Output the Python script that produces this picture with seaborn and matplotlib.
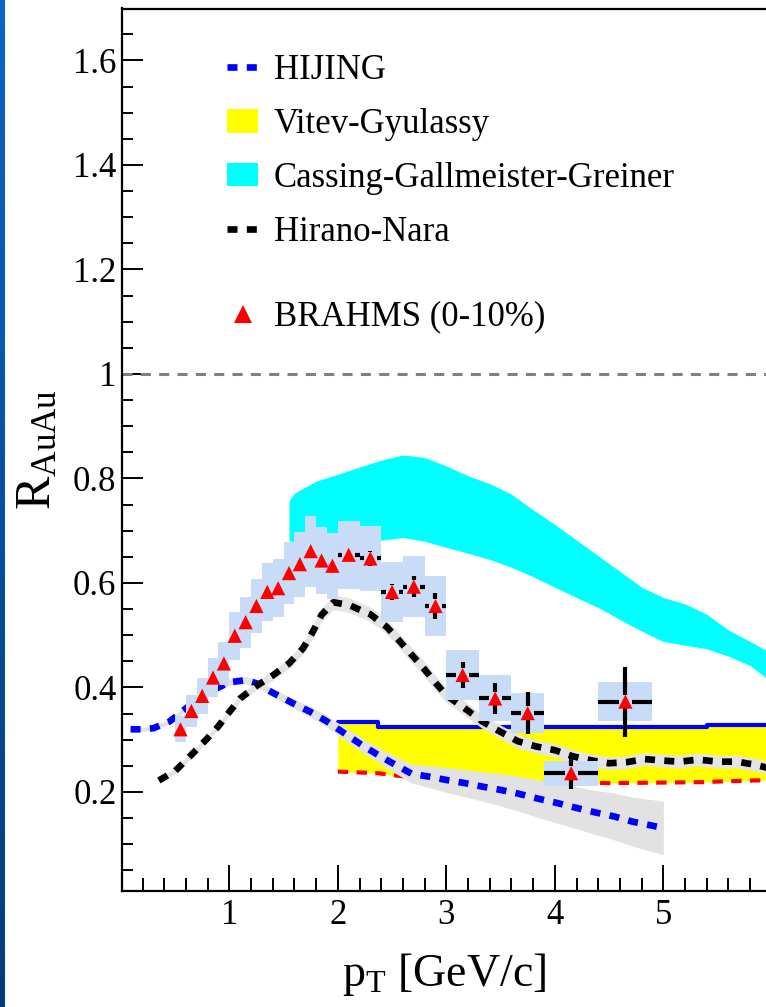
import numpy as np
import matplotlib
matplotlib.use("Agg")
import matplotlib.pyplot as plt
from matplotlib.lines import Line2D
from matplotlib.patches import Patch
from matplotlib.colors import LinearSegmentedColormap
import seaborn as sns

# ---------------- data ----------------
# BRAHMS charged hadrons, Au+Au 0-10% central
brahms_pt = [0.55, 0.65, 0.75, 0.85, 0.95, 1.05, 1.15, 1.25, 1.35, 1.45,
             1.55, 1.65, 1.75, 1.85, 1.95, 2.1, 2.3, 2.5, 2.7, 2.9,
             3.15, 3.45, 3.75, 4.15, 4.65]
brahms_r = [0.320, 0.355, 0.384, 0.419, 0.446, 0.499, 0.525, 0.556, 0.583, 0.590,
            0.619, 0.636, 0.661, 0.643, 0.633, 0.654, 0.647, 0.583, 0.593, 0.556,
            0.424, 0.379, 0.351, 0.236, 0.373]
brahms_stat = [0.006, 0.006, 0.006, 0.007, 0.007, 0.008, 0.008, 0.008, 0.009, 0.009,
               0.010, 0.010, 0.011, 0.011, 0.012, 0.012, 0.014, 0.016, 0.020, 0.025,
               0.025, 0.030, 0.040, 0.030, 0.067]
brahms_sys = [0.025, 0.030, 0.034, 0.038, 0.041, 0.046, 0.049, 0.052, 0.055, 0.056,
              0.059, 0.062, 0.068, 0.064, 0.063, 0.065, 0.062, 0.058, 0.059, 0.058,
              0.048, 0.044, 0.038, 0.024, 0.037]
brahms_bin_hw = [0.05, 0.05, 0.05, 0.05, 0.05, 0.05, 0.05, 0.05, 0.05, 0.05,
                 0.05, 0.05, 0.05, 0.05, 0.05, 0.10, 0.10, 0.10, 0.10, 0.10,
                 0.15, 0.15, 0.15, 0.25, 0.25]

# HIJING
hij_pt = [0.09, 0.2, 0.3, 0.45, 0.6, 0.8, 1.0, 1.15, 1.25, 1.4, 1.575, 1.75, 1.9,
          2.07, 2.22, 2.37, 2.53, 2.68, 2.85, 3.0, 3.17, 3.34, 3.5, 3.66, 3.83,
          4.0, 4.19, 4.37, 4.55, 4.72, 4.91, 5.0]
hij_r = [0.320, 0.320, 0.322, 0.335, 0.360, 0.390, 0.410, 0.414, 0.408, 0.390,
         0.371, 0.353, 0.335, 0.311, 0.290, 0.271, 0.252, 0.235, 0.229, 0.223,
         0.217, 0.210, 0.204, 0.197, 0.188, 0.180, 0.170, 0.161, 0.153, 0.143,
         0.135, 0.131]
hij_err = [0.004, 0.004, 0.004, 0.005, 0.005, 0.006, 0.006, 0.007, 0.007, 0.008,
           0.009, 0.010, 0.011, 0.012, 0.013, 0.014, 0.016, 0.018, 0.021, 0.024,
           0.026, 0.028, 0.031, 0.033, 0.036, 0.038, 0.040, 0.042, 0.045, 0.047,
           0.050, 0.051]

# Vitev-Gyulassy band
vg_pt = [2.0, 2.37, 2.37, 2.6, 3.0, 3.5, 4.0, 4.5, 5.0, 5.4, 5.4, 5.5, 6.0]
vg_hi = [0.333, 0.333, 0.325, 0.325, 0.325, 0.325, 0.325, 0.325, 0.325, 0.325,
         0.329, 0.329, 0.329]
vg_lo = [0.239, 0.236, 0.236, 0.230, 0.225, 0.220, 0.218, 0.217, 0.218, 0.219,
         0.219, 0.220, 0.223]

# Cassing-Gallmeister-Greiner band
cgg_pt = [1.55, 1.6, 1.8, 2.0, 2.2, 2.4, 2.6, 2.8, 3.0, 3.2, 3.4, 3.6, 3.8, 4.0,
          4.2, 4.4, 4.6, 4.8, 5.0, 5.2, 5.4, 5.6, 5.8, 6.0]
cgg_hi = [0.757, 0.772, 0.795, 0.808, 0.822, 0.835, 0.845, 0.840, 0.824, 0.805,
          0.790, 0.770, 0.740, 0.712, 0.682, 0.652, 0.622, 0.592, 0.572, 0.560,
          0.540, 0.510, 0.488, 0.465]
cgg_lo = [0.680, 0.680, 0.680, 0.680, 0.681, 0.682, 0.687, 0.680, 0.668, 0.657,
          0.645, 0.630, 0.612, 0.592, 0.572, 0.553, 0.530, 0.508, 0.488, 0.481,
          0.474, 0.460, 0.442, 0.410]

# Hirano-Nara
hn_pt = [0.35, 0.5, 0.65, 0.8, 0.9, 1.0, 1.1, 1.25, 1.4, 1.55, 1.68, 1.77, 1.85,
         1.96, 2.1, 2.3, 2.45, 2.56, 2.67, 2.79, 2.9, 3.0, 3.19, 3.33, 3.5, 3.66,
         3.83, 4.0, 4.17, 4.35, 4.5, 4.66, 4.83, 5.0, 5.15, 5.32, 5.5, 5.68, 5.85, 6.0]
hn_r = [0.222, 0.240, 0.271, 0.303, 0.326, 0.353, 0.379, 0.403, 0.423, 0.446,
        0.475, 0.507, 0.539, 0.563, 0.558, 0.540, 0.516, 0.491, 0.465, 0.437,
        0.409, 0.385, 0.357, 0.335, 0.315, 0.297, 0.287, 0.280, 0.268, 0.260,
        0.255, 0.257, 0.263, 0.260, 0.258, 0.262, 0.258, 0.258, 0.252, 0.244]
hn_err = [0.005, 0.005, 0.006, 0.006, 0.006, 0.007, 0.007, 0.008, 0.009, 0.010,
          0.011, 0.012, 0.013, 0.014, 0.014, 0.014, 0.014, 0.014, 0.014, 0.014,
          0.014, 0.014, 0.014, 0.013, 0.013, 0.013, 0.012, 0.012, 0.012, 0.012,
          0.012, 0.012, 0.012, 0.012, 0.012, 0.012, 0.012, 0.012, 0.012, 0.012]

y_ticks = [0.2, 0.4, 0.6, 0.8, 1.0, 1.2, 1.4, 1.6]
y_tick_labels = ["0.2", "0.4", "0.6", "0.8", "1", "1.2", "1.4", "1.6"]
x_ticks = [1, 2, 3, 4, 5]
x_tick_labels = ["1", "2", "3", "4", "5"]

legend_labels = ["HIJING", "Vitev-Gyulassy", "Cassing-Gallmeister-Greiner",
                 "Hirano-Nara"]
brahms_label = "BRAHMS (0-10%)"

# ---------------- style ----------------
sns.set_theme(style="ticks")
plt.rcParams.update({
    "font.family": ["Liberation Serif", "DejaVu Serif"],
    "mathtext.fontset": "custom",
    "mathtext.rm": "Liberation Serif",
    "mathtext.it": "Liberation Serif:italic",
    "mathtext.bf": "Liberation Serif:bold",
    "axes.edgecolor": "black",
    "axes.linewidth": 1.6,
    "xtick.color": "black",
    "ytick.color": "black",
    "text.color": "black",
    "axes.labelcolor": "black",
})

W, H = 766, 1007
fig = plt.figure(figsize=(W / 100, H / 100), dpi=100)
fig.patch.set_facecolor("white")

# blue strip along the left border
strip = fig.add_axes([0, 0, 5 / W, 1])
grad = np.linspace(0, 1, 256).reshape(-1, 1)
strip.imshow(grad, aspect="auto",
             cmap=LinearSegmentedColormap.from_list("edge", ["#0b64c8", "#033c7c"]))
strip.set_axis_off()

ax = fig.add_axes([122 / W, (H - 891) / H, (W - 122) / W, (891 - 8.5) / H])
ax.set_facecolor("white")
ax.set_xlim(0.011, 5.946)
ax.set_ylim(0.0105, 1.6995)
ax.spines["right"].set_visible(False)

# reference line at unity
ax.axhline(1.0, color="#808080", lw=2.2, ls=(0, (3.3, 2.7)), zorder=1.5)

dash = (0, (1.5, 1.4))

# model bands
ax.fill_between(cgg_pt, cgg_lo, cgg_hi, color="#00ffff", lw=0, zorder=1)
ax.fill_between(vg_pt, vg_lo, vg_hi, color="#ffff00", lw=0, zorder=1)
sns.lineplot(x=vg_pt, y=vg_lo, ax=ax, color="#ff0000", lw=3.0,
             linestyle=(0, (2.5, 2.0)), estimator=None, sort=False,
             legend=False, zorder=2)
sns.lineplot(x=vg_pt, y=vg_hi, ax=ax, color="#0000ff", lw=3.0,
             estimator=None, sort=False, legend=False, zorder=2)

# HIJING
hij_lo = [r - e for r, e in zip(hij_r, hij_err)]
hij_hi = [r + e for r, e in zip(hij_r, hij_err)]
ax.fill_between(hij_pt, hij_lo, hij_hi, color="#e2e2e2", lw=0, zorder=2.5)
sns.lineplot(x=hij_pt, y=hij_r, ax=ax, color="#0000ff", lw=4.8, linestyle=dash,
             estimator=None, sort=False, legend=False, zorder=3)

# Hirano-Nara
hn_lo = [r - e for r, e in zip(hn_r, hn_err)]
hn_hi = [r + e for r, e in zip(hn_r, hn_err)]
ax.fill_between(hn_pt, hn_lo, hn_hi, color="#e4e4e4", lw=0, zorder=3.2)
sns.lineplot(x=hn_pt, y=hn_r, ax=ax, color="black", lw=4.8, linestyle=dash,
             estimator=None, sort=False, legend=False, zorder=3.4)

# BRAHMS systematic boxes
ax.bar(brahms_pt, [2 * s for s in brahms_sys],
       width=[2 * w for w in brahms_bin_hw],
       bottom=[r - s for r, s in zip(brahms_r, brahms_sys)],
       color="#c8dcf8", lw=0, zorder=4)

# BRAHMS statistical errors, drawn with a gap around the marker
gap_x, gap_y = 0.06, 0.013
pt = np.array(brahms_pt)
r = np.array(brahms_r)
hw = np.array(brahms_bin_hw)
st = np.array(brahms_stat)
mx = hw > gap_x
ax.hlines(r[mx], pt[mx] - hw[mx], pt[mx] - gap_x, color="black", lw=3.0, zorder=5)
ax.hlines(r[mx], pt[mx] + gap_x, pt[mx] + hw[mx], color="black", lw=3.0, zorder=5)
my = st > gap_y
ax.vlines(pt[my], r[my] - st[my], r[my] - gap_y, color="black", lw=3.0, zorder=5)
ax.vlines(pt[my], r[my] + gap_y, r[my] + st[my], color="black", lw=3.0, zorder=5)

sns.scatterplot(x=brahms_pt, y=brahms_r, ax=ax, marker="^", s=105,
                color="#ff0000", edgecolor="none", linewidth=0,
                legend=False, zorder=6)

# ---------------- axes ----------------
ax.set_xticks(x_ticks, labels=x_tick_labels)
ax.set_xticks(np.arange(0.2, 5.95, 0.2), minor=True)
ax.set_yticks(y_ticks, labels=y_tick_labels)
ax.set_yticks(np.arange(0.05, 1.70, 0.05), minor=True)
ax.tick_params(axis="x", which="major", direction="in", length=18.5, width=1.4,
               pad=6, labelsize=25)
ax.tick_params(axis="x", which="minor", direction="in", length=9.6, width=1.4)
ax.tick_params(axis="y", which="major", direction="in", length=15, width=1.4,
               pad=4, labelsize=25)
ax.tick_params(axis="y", which="minor", direction="in", length=8.1, width=1.4)
ax.tick_params(top=False, right=False, which="both")

ax.set_xlabel(r"p$_{\mathrm{T}}$ [GeV/c]", fontsize=33)
ax.xaxis.set_label_coords(0.5, -0.068)
ax.set_ylabel(r"R$_{\mathrm{AuAu}}$", fontsize=36)
ax.yaxis.set_label_coords(-0.094, 0.5)

# ---------------- legend ----------------
handles = [
    Line2D([], [], color="#0000ff", lw=4.8, ls=dash),
    Patch(facecolor="#ffff00", edgecolor="none"),
    Patch(facecolor="#00ffff", edgecolor="none"),
    Line2D([], [], color="black", lw=4.8, ls=dash),
]
leg_kw = dict(loc="upper left", frameon=False, fontsize=25, handlelength=0.9,
              handleheight=0.65, handletextpad=0.45, labelspacing=0.60,
              borderpad=0, borderaxespad=0)
leg1 = ax.legend(handles, legend_labels, bbox_to_anchor=(0.163, 0.948), **leg_kw)
ax.add_artist(leg1)
ax.legend([Line2D([], [], ls="none", marker="^", color="#ff0000",
                  markersize=13, mew=0)],
          [brahms_label], bbox_to_anchor=(0.163, 0.669), **leg_kw)

fig.savefig("out.png", dpi=100, facecolor="white")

Description of the task
Extract the lines exactly, please: the first line of the listing, the line with "import seaborn as sns", and every line between them, but no pictures.

Written reply
Output the Python script that produces this picture with seaborn and matplotlib.
import numpy as np
import matplotlib
matplotlib.use("Agg")
import matplotlib.pyplot as plt
from matplotlib.lines import Line2D
from matplotlib.patches import Patch
from matplotlib.colors import LinearSegmentedColormap
import seaborn as sns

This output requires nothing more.